If the importing component could somehow specify what concrete types are actually needed based on how the generic functions are used (as I think you're suggesting), that'd be much nicer.
But if you or anyone wants to work on prototyping it, that'd be awesome, and I'd be happy to help sketch.
Yeah, I actually was kind of thinking of prototyping this as a superset of the currently existing.wit standard (maybe calling it .wittier as a play on words) that could be transpiled back to regular .wit. But maybe eventually I could try to prototype an actual way of integrating this into the component model. I think I'd need to familiarize myself with the component model more a bit first.
wit-bindgen is currently missing Haskell and Kotlin/wasm binding generators, so I might try my hand at those first to help better wrap my head around the canonical ABI.

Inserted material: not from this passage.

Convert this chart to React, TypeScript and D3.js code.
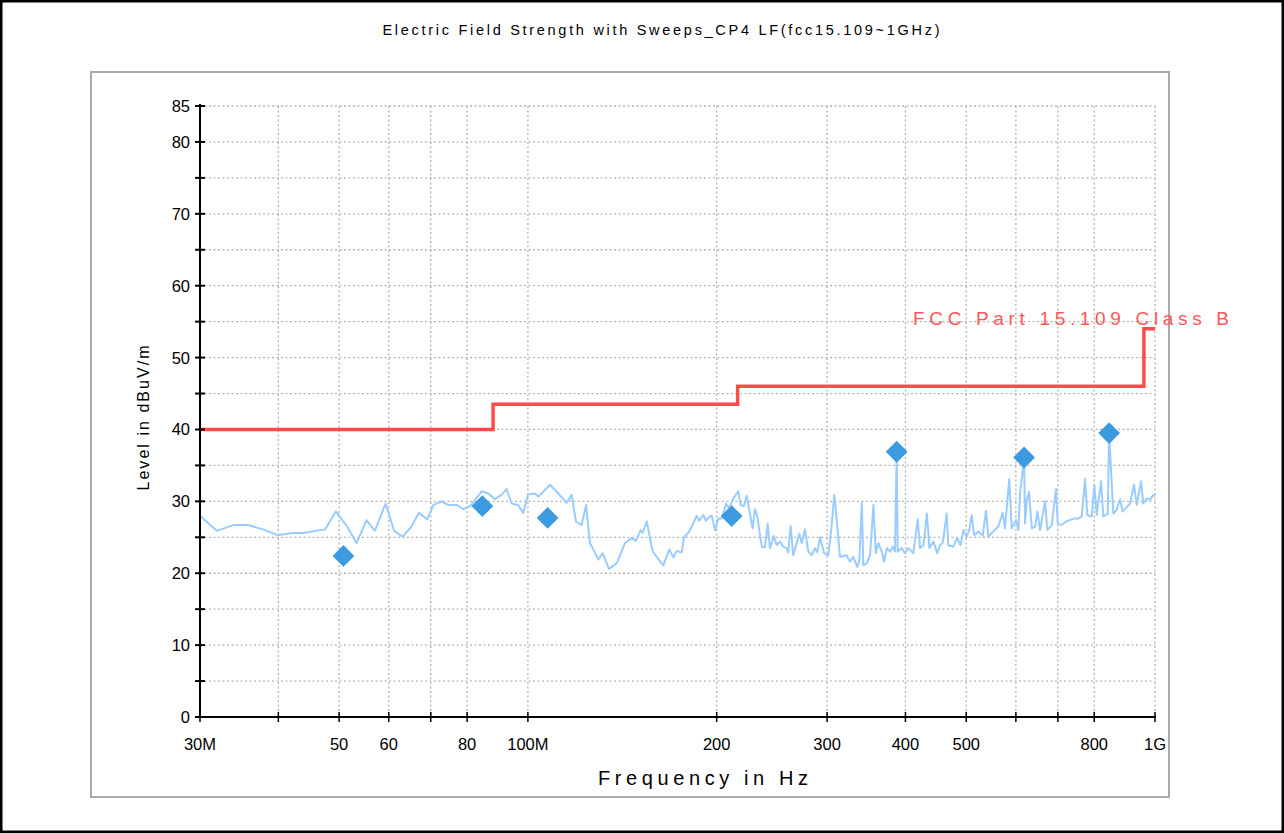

Yeah, agreed on the combinatorial blow-up issues with monomorphization. I could also imagine an orthogonal and complementary proper "generics" feature (distinct from "WIT templates") that used boxing/universal-representation to (less efficiently) allow a single compiled core module wrapped in a component work for any T. The alternative approach you mention is intriguing, and I probably don't fully have the picture in my head, but it sounds a bit like C#'s reified generics approach which, from what I hear, is rather complex.
Anyhow, it's great to hear that you're thinking of working on bindings generation and then doing some prototyping; I'm interested to hear what you find.